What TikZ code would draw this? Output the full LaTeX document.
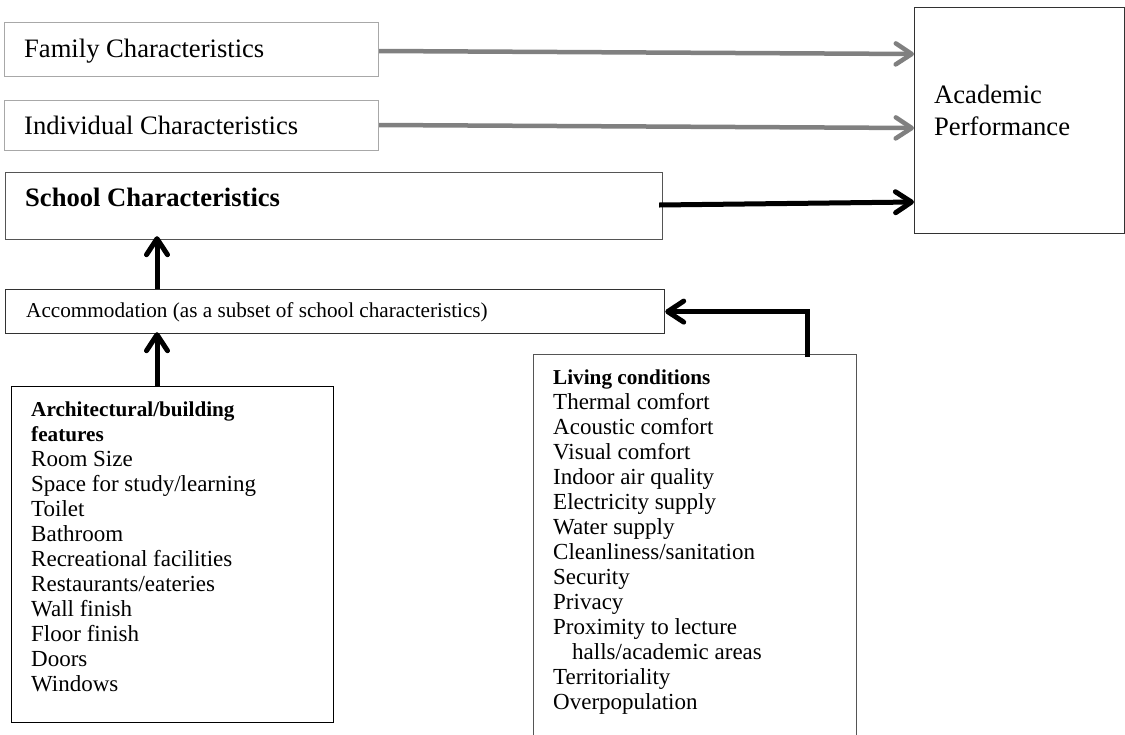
\documentclass[tikz,border=0pt]{standalone}
\usepackage{fontspec}
\setmainfont{Liberation Serif}
\usetikzlibrary{arrows.meta,calc}
\definecolor{lightframe}{RGB}{168,168,168}
\definecolor{midframe}{RGB}{85,85,85}
\definecolor{darkframe}{RGB}{50,50,50}
\definecolor{arrowgray}{RGB}{128,128,128}
\begin{document}
\begin{tikzpicture}[x=1pt,y=-1pt,
  box/.style={draw, inner sep=0pt, anchor=north west, line width=1.2pt},
  bigtext/.style={anchor=base west, inner sep=0pt, font=\fontsize{26.6}{32}\selectfont, align=left},
  smalltext/.style={anchor=base west, inner sep=0pt, font=\fontsize{21.2}{25}\selectfont},
  listtext/.style={anchor=base west, inner sep=0pt, font=\fontsize{23}{25}\selectfont, align=left},
  grayarrow/.style={draw=arrowgray, line width=4.5pt, -{Straight Barb[length=16pt,width=21pt,round]}},
  blackarrow/.style={draw=black, line width=5pt, -{Straight Barb[length=16pt,width=21pt,round]}}
]
\useasboundingbox (0,0) rectangle (1125,734);
\clip (0,0) rectangle (1125,734);
\fill[white] (0,0) rectangle (1125,734);

% boxes
\node[box, draw=lightframe, minimum width=374pt, minimum height=54pt] (fam) at (4,22) {};
\node[box, draw=lightframe, minimum width=374pt, minimum height=50pt] (ind) at (4,100) {};
\node[box, draw=midframe, minimum width=657pt, minimum height=67pt] (sch) at (5,172) {};
\node[box, draw=darkframe, minimum width=659pt, minimum height=44pt] (acc) at (5,289) {};
\node[box, draw=darkframe, minimum width=210pt, minimum height=226pt] (acad) at (914,7) {};
\node[box, draw=black, minimum width=322pt, minimum height=336pt] (arch) at (11,386) {};
\node[box, draw=midframe, minimum width=323pt, minimum height=420pt] (liv) at (533,354) {};

% texts (base anchor of a multi-line node = baseline of its last line)
\node[bigtext] (famt) at ($(fam.north west)+(20,35)$) {Family Characteristics};
\node[bigtext] (indt) at ($(ind.north west)+(20,34)$) {Individual Characteristics};
\node[bigtext, font=\fontsize{26.6}{32}\selectfont\bfseries] (scht) at ($(sch.north west)+(20,34)$) {School Characteristics};
\node[smalltext] (acct) at ($(acc.north west)+(21,28)$) {Accommodation (as a subset of school characteristics)};
\node[bigtext] (acadt) at ($(acad.north west)+(20,128)$) {Academic\\Performance};

\node[listtext] (archt) at ($(arch.north west)+(20,305)$) {%
{\fontsize{21.2}{25}\selectfont\bfseries Architectural/building}\\
{\fontsize{21.2}{25}\selectfont\bfseries features}\\
Room Size\\
Space for study/learning\\
Toilet\\
Bathroom\\
Recreational facilities\\
Restaurants/eateries\\
Wall finish\\
Floor finish\\
Doors\\
Windows};

\node[listtext] (livt) at ($(liv.north west)+(20,355)$) {%
{\fontsize{21.2}{25}\selectfont\bfseries Living conditions}\\
Thermal comfort\\
Acoustic comfort\\
Visual comfort\\
Indoor air quality\\
Electricity supply\\
Water supply\\
Cleanliness/sanitation\\
Security\\
Privacy\\
Proximity to lecture\\
\hspace*{19pt}halls/academic areas\\
Territoriality\\
Overpopulation};

% connectors
\draw[grayarrow] ($(fam.north east)+(0,29)$) -- ($(acad.north west)+(0,47)$);
\draw[grayarrow] ($(ind.north east)+(0,25)$) -- ($(acad.north west)+(0,121)$);
\draw[blackarrow] ($(sch.north east)+(-4,33)$) -- ($(acad.north west)+(0,195)$);
\draw[blackarrow] ($(acc.north west)+(152,0)$) coordinate (up1) -- ($(up1 |- sch.south)+(0,-4)$);
\draw[blackarrow] ($(arch.north west)+(146,0)$) coordinate (up2) -- ($(up2 |- acc.south)+(0,-2)$);
\draw[blackarrow] ($(liv.north west)+(274,3)$) coordinate (bar) -- (bar |- acc.east) -- (acc.east);
\end{tikzpicture}
\end{document}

*WORK INSTRUCTIONS*.
Copy out the data above exactly, except the pictures.

*REPLY*.
What TikZ code would draw this? Output the full LaTeX document.
\documentclass[tikz,border=0pt]{standalone}
\usepackage{fontspec}
\setmainfont{Liberation Serif}
\usetikzlibrary{arrows.meta,calc}
\definecolor{lightframe}{RGB}{168,168,168}
\definecolor{midframe}{RGB}{85,85,85}
\definecolor{darkframe}{RGB}{50,50,50}
\definecolor{arrowgray}{RGB}{128,128,128}
\begin{document}
\begin{tikzpicture}[x=1pt,y=-1pt,
  box/.style={draw, inner sep=0pt, anchor=north west, line width=1.2pt},
  bigtext/.style={anchor=base west, inner sep=0pt, font=\fontsize{26.6}{32}\selectfont, align=left},
  smalltext/.style={anchor=base west, inner sep=0pt, font=\fontsize{21.2}{25}\selectfont},
  listtext/.style={anchor=base west, inner sep=0pt, font=\fontsize{23}{25}\selectfont, align=left},
  grayarrow/.style={draw=arrowgray, line width=4.5pt, -{Straight Barb[length=16pt,width=21pt,round]}},
  blackarrow/.style={draw=black, line width=5pt, -{Straight Barb[length=16pt,width=21pt,round]}}
]
\useasboundingbox (0,0) rectangle (1125,734);
\clip (0,0) rectangle (1125,734);
\fill[white] (0,0) rectangle (1125,734);

% boxes
\node[box, draw=lightframe, minimum width=374pt, minimum height=54pt] (fam) at (4,22) {};
\node[box, draw=lightframe, minimum width=374pt, minimum height=50pt] (ind) at (4,100) {};
\node[box, draw=midframe, minimum width=657pt, minimum height=67pt] (sch) at (5,172) {};
\node[box, draw=darkframe, minimum width=659pt, minimum height=44pt] (acc) at (5,289) {};
\node[box, draw=darkframe, minimum width=210pt, minimum height=226pt] (acad) at (914,7) {};
\node[box, draw=black, minimum width=322pt, minimum height=336pt] (arch) at (11,386) {};
\node[box, draw=midframe, minimum width=323pt, minimum height=420pt] (liv) at (533,354) {};

% texts (base anchor of a multi-line node = baseline of its last line)
\node[bigtext] (famt) at ($(fam.north west)+(20,35)$) {Family Characteristics};
\node[bigtext] (indt) at ($(ind.north west)+(20,34)$) {Individual Characteristics};
\node[bigtext, font=\fontsize{26.6}{32}\selectfont\bfseries] (scht) at ($(sch.north west)+(20,34)$) {School Characteristics};
\node[smalltext] (acct) at ($(acc.north west)+(21,28)$) {Accommodation (as a subset of school characteristics)};
\node[bigtext] (acadt) at ($(acad.north west)+(20,128)$) {Academic\\Performance};

\node[listtext] (archt) at ($(arch.north west)+(20,305)$) {%
{\fontsize{21.2}{25}\selectfont\bfseries Architectural/building}\\
{\fontsize{21.2}{25}\selectfont\bfseries features}\\
Room Size\\
Space for study/learning\\
Toilet\\
Bathroom\\
Recreational facilities\\
Restaurants/eateries\\
Wall finish\\
Floor finish\\
Doors\\
Windows};

\node[listtext] (livt) at ($(liv.north west)+(20,355)$) {%
{\fontsize{21.2}{25}\selectfont\bfseries Living conditions}\\
Thermal comfort\\
Acoustic comfort\\
Visual comfort\\
Indoor air quality\\
Electricity supply\\
Water supply\\
Cleanliness/sanitation\\
Security\\
Privacy\\
Proximity to lecture\\
\hspace*{19pt}halls/academic areas\\
Territoriality\\
Overpopulation};

% connectors
\draw[grayarrow] ($(fam.north east)+(0,29)$) -- ($(acad.north west)+(0,47)$);
\draw[grayarrow] ($(ind.north east)+(0,25)$) -- ($(acad.north west)+(0,121)$);
\draw[blackarrow] ($(sch.north east)+(-4,33)$) -- ($(acad.north west)+(0,195)$);
\draw[blackarrow] ($(acc.north west)+(152,0)$) coordinate (up1) -- ($(up1 |- sch.south)+(0,-4)$);
\draw[blackarrow] ($(arch.north west)+(146,0)$) coordinate (up2) -- ($(up2 |- acc.south)+(0,-2)$);
\draw[blackarrow] ($(liv.north west)+(274,3)$) coordinate (bar) -- (bar |- acc.east) -- (acc.east);
\end{tikzpicture}
\end{document}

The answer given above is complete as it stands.